All that said, I rather wish I’d skipped the introduction. There’s two pieces to that, one minor and one major. The minor point is that there’s a bit of a somewhat-spoiler in the introduction for the first story in the collection – “Another Chart of the Silences.” The major point is that, for lack of a better way of putting it, the introduction’s tone (again, delivered as an audiobook) came across rather patronizing and really off-putting. Had I not been out on a long walk with dog-leash in hand and my iPhone buried in my pocket, I might have turned it off.
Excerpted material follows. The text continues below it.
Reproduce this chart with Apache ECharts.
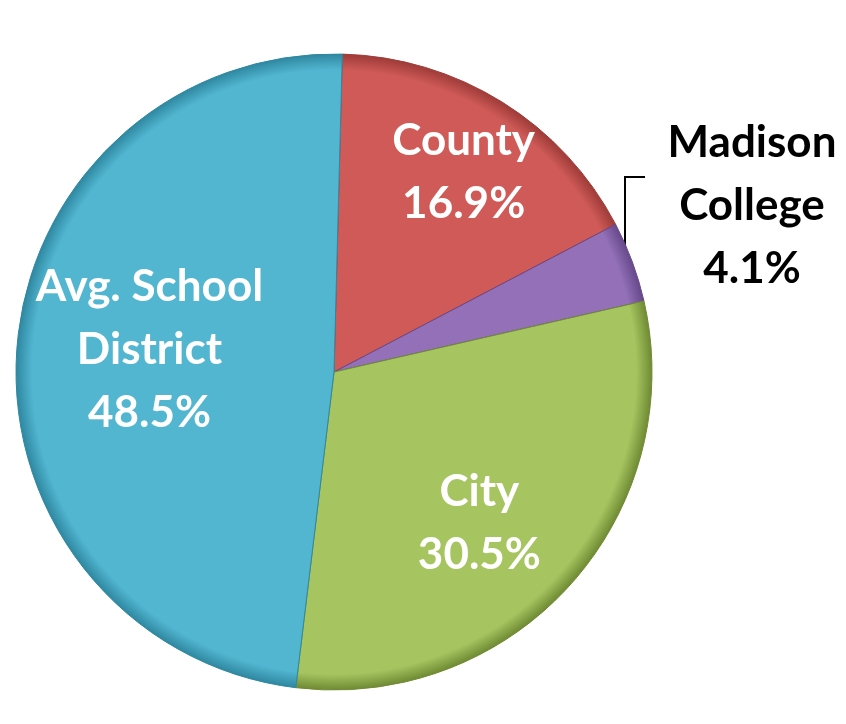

This is by no means my way of telling you to skip the book – quite the opposite, as I’ll get to in a moment – but the introduction rubbed me so far the wrong way there was static in what little remains of my hair. Perhaps it was the audio interpretation and performance, but it was like being lectured to from a stuffy parent about how you have no idea what culture is and you’re about to get schooled – schooled, young man – in what you’ve been missing. So shut up and sit down and behave. Even if that’s true – and I’m certainly not saying that my experience with the first short story was anything but sublime – the delivery was just really off.

This introduction did absolutely nothing to entice me in the slightest, and had quite the opposite of the intended effect, I’m sure. So – and I rarely say this – I’d suggest reading the introduction later (or, if you’re listening to the audiobook, skip past it and come back to it later).

“Another Chart of the Silences”

Oh this story. As is often the case in the best short fiction, the narrative is in itself simple – a man who sails wishes to make a chart with original period tools of an area that has a vaguely sinister mythological association. In a library, he meets a young man and the two form a connection that is as tangled in loneliness and brittle self-esteem as it is in something ephemerally stronger and potentially disastrous.

I refuse to spoil anything of this story. The first brush with “the Silences” is hauntingly written, and the slow spiral to the ending starts as a kind of soft ache that builds to such a tight and anxious swell that I found myself pausing at points in my walk, closing my eyes and just listening to the words of the performer, closing out the rest of my senses to get swept up in the narrative.

Ultimately, the story left me feeling a little haunted, and I daresay that was the intent.

I’m going to pace myself with these stories, I think, and allow myself indulgences over as much time as I can stand to draw it out.